Did you know that little Druids can combine Voltron-style into one giant Druid? I feel like I need to be mashing the fire button A LOT right now, this panel is really sparking all my 1980s arcade memory banks.

Aris! We don't know who you are or where you came from or why you're trying to help Vector by intoning the magic words "4-4-3-2 Mulligan Stew!" but take this! Zap! Noooo!

Vector must concentrate all his mighty mystery writing brain power into remembering how to program in BASIC and use "full force."

And there's a big explosion and that means you need to put in another quarter or hit "reset" on the Intellivision. This comic is over, right?

Wrong! They still have three pages to kill, so it's all about escaping the modems through the dimension hole. Strangely enough, "Escaping The Modems Through The Dimension Hole" was also the title of my 1992 electronic-music solo album. It sold okay, I guess.

At this point the comic is just throwing whatever it can at the reader to try and wrap things up. Random numbers, quarter forces, squinty concentrating faces, purples and blues and oranges, readers throwing this down in disgust and vowing to never purchase a computer, everything.

FINALLY another big space-wasting explosion. Take us away, sweet blast of silence!

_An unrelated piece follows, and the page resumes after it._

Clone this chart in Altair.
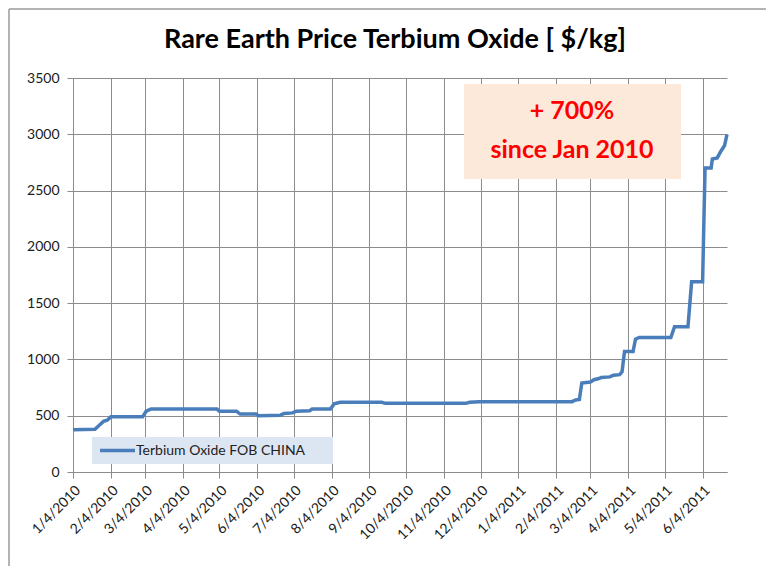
import altair as alt
import pandas as pd

dates = [
    "2010-01-04", "2010-01-22", "2010-01-26", "2010-01-29", "2010-02-01", "2010-02-04",
    "2010-03-02", "2010-03-05", "2010-03-09", "2010-05-02", "2010-05-04", "2010-05-18",
    "2010-05-21", "2010-06-03", "2010-06-05", "2010-06-23", "2010-06-26", "2010-07-03",
    "2010-07-06", "2010-07-17", "2010-07-19", "2010-08-03", "2010-08-06", "2010-08-11",
    "2010-09-14", "2010-09-17", "2010-11-22", "2010-11-25", "2010-12-03", "2011-02-17",
    "2011-02-20", "2011-02-23", "2011-02-25", "2011-03-04", "2011-03-07", "2011-03-11",
    "2011-03-13", "2011-03-20", "2011-03-23", "2011-03-28", "2011-03-30", "2011-04-01",
    "2011-04-08", "2011-04-10", "2011-04-13", "2011-05-09", "2011-05-12", "2011-05-23",
    "2011-05-26", "2011-06-04", "2011-06-06", "2011-06-11", "2011-06-12", "2011-06-16",
    "2011-06-19", "2011-06-22", "2011-06-24",
]
prices = [
    375, 380, 420, 450, 460, 490,
    490, 540, 560, 560, 540, 540,
    515, 515, 500, 505, 520, 525,
    540, 545, 560, 560, 605, 620,
    620, 610, 610, 620, 625, 625,
    640, 645, 790, 800, 820, 830,
    840, 845, 860, 865, 890, 1070,
    1070, 1180, 1195, 1195, 1290, 1290,
    1690, 1690, 2700, 2700, 2780, 2790,
    2850, 2900, 3000,
]
series_name = "Terbium Oxide FOB CHINA"
tick_dates = [
    "2010-01-04", "2010-02-04", "2010-03-04", "2010-04-04", "2010-05-04", "2010-06-04",
    "2010-07-04", "2010-08-04", "2010-09-04", "2010-10-04", "2010-11-04", "2010-12-04",
    "2011-01-04", "2011-02-04", "2011-03-04", "2011-04-04", "2011-05-04", "2011-06-04",
]
y_ticks = [0, 500, 1000, 1500, 2000, 2500, 3000, 3500]
title_text = "Rare Earth Price Terbium Oxide [ $/kg]"
note_lines = ["+ 700%", "since Jan 2010"]

df = pd.DataFrame({"date": pd.to_datetime(dates), "price": prices, "series": series_name})

W, H = 654, 394
FONT = "Lato"
GRID = "#8c8c8c"
LINE_COLOR = "#4a7ebb"

tick_values = [alt.DateTime(year=int(d[:4]), month=int(d[5:7]), date=int(d[8:10])) for d in tick_dates]

x_enc = alt.X(
    "date:T",
    scale=alt.Scale(domain=[alt.DateTime(year=2010, month=1, date=4),
                            alt.DateTime(year=2011, month=6, date=24)]),
    axis=alt.Axis(
        values=tick_values, format="%-m/%-d/%Y", labelAngle=-45, title=None,
        grid=True, gridColor=GRID, gridWidth=1, domainColor=GRID, tickColor=GRID,
        tickSize=6, labelFontSize=14, labelFont=FONT, labelColor="#1a1a1a",
        labelPadding=5, labelOverlap=False,
    ),
)
y_enc = alt.Y(
    "price:Q",
    scale=alt.Scale(domain=[0, 3500], nice=False),
    axis=alt.Axis(
        values=y_ticks, format="d", title=None, grid=True, gridColor=GRID, gridWidth=1,
        domainColor=GRID, tickColor=GRID, tickSize=6, labelFontSize=14,
        labelFont=FONT, labelColor="#1a1a1a", labelPadding=8,
    ),
)

line = alt.Chart(df).mark_line(strokeWidth=3.5, interpolate="linear", color=LINE_COLOR).encode(
    x=x_enc,
    y=y_enc,
)

one = pd.DataFrame({"a": [0]})

# outer chart frame: only left and top edges are visible in the reference
frame_left = alt.Chart(one).mark_rule(stroke="#9a9a9a", strokeWidth=1.5, clip=False).encode(
    x=alt.value(-64), y=alt.value(-69), y2=alt.value(H + 94))
frame_top = alt.Chart(one).mark_rule(stroke="#9a9a9a", strokeWidth=1.5, clip=False).encode(
    x=alt.value(-64), x2=alt.value(W + 39), y=alt.value(-69))

# legend (drawn manually to match the boxed Excel-style legend)
leg_box = alt.Chart(one).mark_rect(fill="#dce6f2").encode(
    x=alt.value(19), x2=alt.value(260), y=alt.value(359), y2=alt.value(386))
leg_line = alt.Chart(one).mark_rule(color=LINE_COLOR, strokeWidth=3.5).encode(
    x=alt.value(27), x2=alt.value(62), y=alt.value(372.5))
leg_text = alt.Chart(pd.DataFrame({"t": [series_name]})).mark_text(
    font=FONT, fontSize=14, color="#222222", align="left", baseline="middle"
).encode(x=alt.value(63), y=alt.value(373), text="t:N")

box = alt.Chart(one).mark_rect(
    fill="#fde9d9"
).encode(x=alt.value(391), x2=alt.value(608), y=alt.value(6), y2=alt.value(101))

note1 = alt.Chart(pd.DataFrame({"t": [note_lines[0]]})).mark_text(
    font=FONT, fontSize=25, fontWeight="bold", color="#ff0000", align="center", baseline="middle"
).encode(x=alt.value(499), y=alt.value(33), text="t:N")
note2 = alt.Chart(pd.DataFrame({"t": [note_lines[1]]})).mark_text(
    font=FONT, fontSize=25, fontWeight="bold", color="#ff0000", align="center", baseline="middle"
).encode(x=alt.value(499), y=alt.value(72), text="t:N")

title = alt.Chart(pd.DataFrame({"t": [title_text]})).mark_text(
    font=FONT, fontSize=27, fontWeight="bold", color="#000000", align="center",
    baseline="middle", clip=False
).encode(x=alt.value(322), y=alt.value(-38), text="t:N")

chart = alt.layer(frame_left, frame_top, box, note1, note2, title, line,
                  leg_box, leg_line, leg_text).properties(
    width=W, height=H,
    autosize=alt.AutoSizeParams(type="none"),
    padding={"left": 65, "top": 70, "right": 39, "bottom": 94},
    background="white",
).configure_view(stroke=None)

chart.save("out.html", embed_options={"renderer": "svg", "actions": False})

And now... now we can go back to normal. No more energy-sucking Druids from Dimension V, no more computers that warn us of elevator accidents, no more abandoned computer stores on Wabash Ave, no more comic books drawn with computer software that is hilariously inadequate for the task. Harken well, future people, and let not the temptation of digital artwork consume you until said digital artwork is up to the task! And now, if you'll excuse me, it's off to the arcade. That Elevator Action isn't going to play itself!